The way he reaches up and out from The Healing centres, in need, a song which pitches Keenan on the edge of something like hysteria. “Are you ready for the healing?” he asks with a rising edge that explodes in chaos just before its early – for this record at least – end.


You can see a similar maelstrom just in front of him at several junctures of A Beginner’s Guide To Bravery, the only question being will he peer in and step back, or dive in?

Keenan stands there from the intersection of voice and violin in Good Old Days and the rough-hewn emotion of Evidence Of Living, which throws in a gospel choir for emphasis after he asks of a blinkered, soul-destroying town “would I find any evidence of living amongst you saddening crowds?”, to the upward force of Altar Wine, where his scream punctuates the play-out, and the crescendo of Subliminal Dublinia, whose voices-from-the-terraces backing seem to inflame his own vocals and the scratching violin.

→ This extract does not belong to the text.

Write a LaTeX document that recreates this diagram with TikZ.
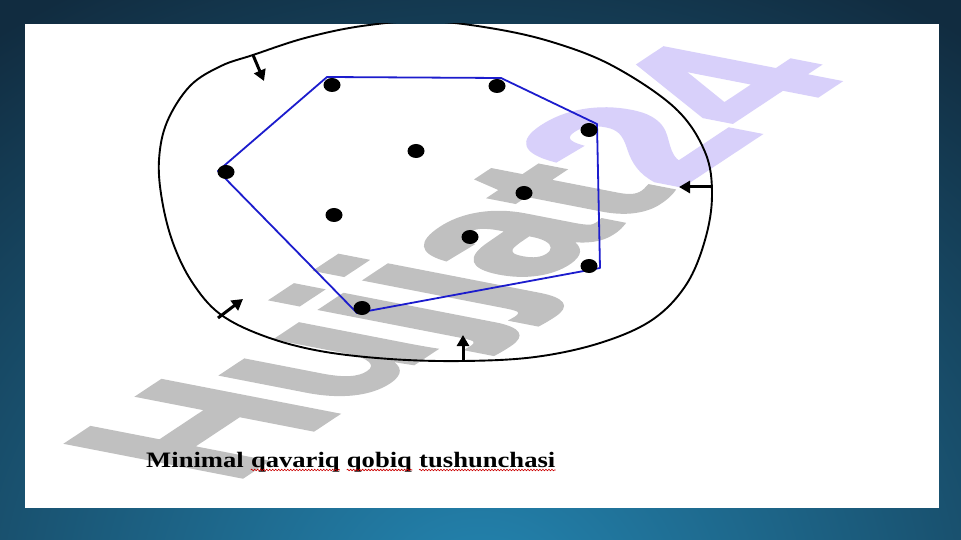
\documentclass[tikz,border=0pt]{standalone}
\usepackage{fontspec}
\setmainfont{Liberation Serif}
\newfontfamily\wmfont{Liberation Sans Bold}[FakeBold=2.5]
\usetikzlibrary{arrows.meta,positioning,decorations.pathmorphing}
\definecolor{bgdark}{RGB}{17,44,64}
\definecolor{bglight}{RGB}{36,134,178}
\definecolor{hullblue}{RGB}{28,28,205}
\definecolor{wmgray}{RGB}{192,192,192}
\definecolor{wmlilac}{RGB}{216,208,250}
\def\spot(#1){\fill (#1) ellipse [x radius=8.5, y radius=7];}
\tikzset{
	blob/.style={line width=1.9pt},
	hull/.style={hullblue, line width=1.8pt, line join=round},
	pusharrow/.style={line width=3pt, -{Triangle[length=11pt,width=12pt]}},
	capword/.style={font=\fontsize{22}{24}\selectfont\bfseries, inner sep=0pt, transform shape},
	squiggle/.style={red!80!black, line width=0.6pt, decorate, decoration={snake, amplitude=0.8pt, segment length=3pt}}
}

\begin{document}
\begin{tikzpicture}[x=1pt,y=-1pt]
			%%%%% START %%%%%
			\useasboundingbox (0,0) rectangle (961,540);
			
			% slide background
			\fill[bgdark] (0,0) rectangle (961,540);
			\begin{scope}
				\clip (0,0) rectangle (961,540);
				\shade[inner color=bglight, outer color=bgdark] (480,600) ellipse [x radius=820, y radius=700];
			\end{scope}
			\fill[white] (25,24) rectangle (939,508);
			
			% watermark
			\begin{scope}[shift={(228,486)}]
				\node[anchor=base west, inner sep=0pt, cm={16.0,10.6,-25.2,4.9,(0,0)}, transform shape,
					font=\wmfont\fontsize{10}{12}\selectfont] (wm) at (0,0)
					{\textcolor{wmgray}{Hujjat}\textcolor{wmlilac}{24}};
			\end{scope}
			
			% outer curve
			\begin{scope}
				\clip (25,24) rectangle (939,508);
				\draw[blob] plot[smooth cycle, tension=0.6] coordinates {
					(425,21) (490,28) (552,42) (613,66) (675,108) (705,152) (712,195)
					(705,240) (686,285) (652,320) (600,343) (535,357) (463,361)
					(390,359) (320,351) (264,336) (220,314) (192,282) (173,243)
					(162,200) (159,160) (167,122) (190,86) (221,66) (253,55)
					(305,38) (362,26)};
			\end{scope}
			
			% hull
			\coordinate (h1) at (327,77);
			\coordinate (h2) at (501,78);
			\coordinate (h3) at (597,124);
			\coordinate (h4) at (600,268);
			\coordinate (h5) at (357,313);
			\coordinate (h6) at (218,171);
			\draw[hull] (h1) -- (h2) -- (h3) -- (h4) -- (h5) -- (h6) -- cycle;
			
			% points
			\spot(332,85)
			\spot(497,86)
			\spot(589,130)
			\spot(416,151)
			\spot(226,172)
			\spot(524,193)
			\spot(334,215)
			\spot(470,237)
			\spot(589,266)
			\spot(362,308)
			
			% arrows
			\coordinate (a1) at (253,55);
			\coordinate (a2) at (712,187);
			\coordinate (a3) at (218,318);
			\coordinate (a4) at (463,361);
			\draw[pusharrow] (a1) -- (264,81);
			\draw[pusharrow] (a2) -- (679,187);
			\draw[pusharrow] (a3) -- (243,299);
			\draw[pusharrow] (a4) -- (463,335);
			
			% caption
			\begin{scope}[shift={(146,467)}, xscale=1.21]
				\node[capword, anchor=base west] (w1) at (0,0) {Minimal};
				\node[capword, base right=5.5pt of w1] (w2) {qavariq};
				\node[capword, base right=5.5pt of w2] (w3) {qobiq};
				\node[capword, base right=5.5pt of w3] (w4) {tushunchasi};
			\end{scope}
			\draw[squiggle] ([yshift=-3pt]w2.base west) -- ([yshift=-3pt]w2.base east);
			\draw[squiggle] ([yshift=-3pt]w3.base west) -- ([yshift=-3pt]w3.base east);
			\draw[squiggle] ([yshift=-3pt]w4.base west) -- ([yshift=-3pt]w4.base east);
			
			%%%%% END %%%%%
\end{tikzpicture}
\end{document}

I like them and in truth that full scale jump into the maelstrom comes less often than he threatens, but I’m actually more emotionally moved, or convinced, by the relative restraint of Love In A Snug and Tin Pan Alley, where Keenan takes up a posture more like Jeff Buckley at Nina Simone’s piano.


No one would accuse either of those of underselling their songs, and they went alright, especially considering they weren’t Irish.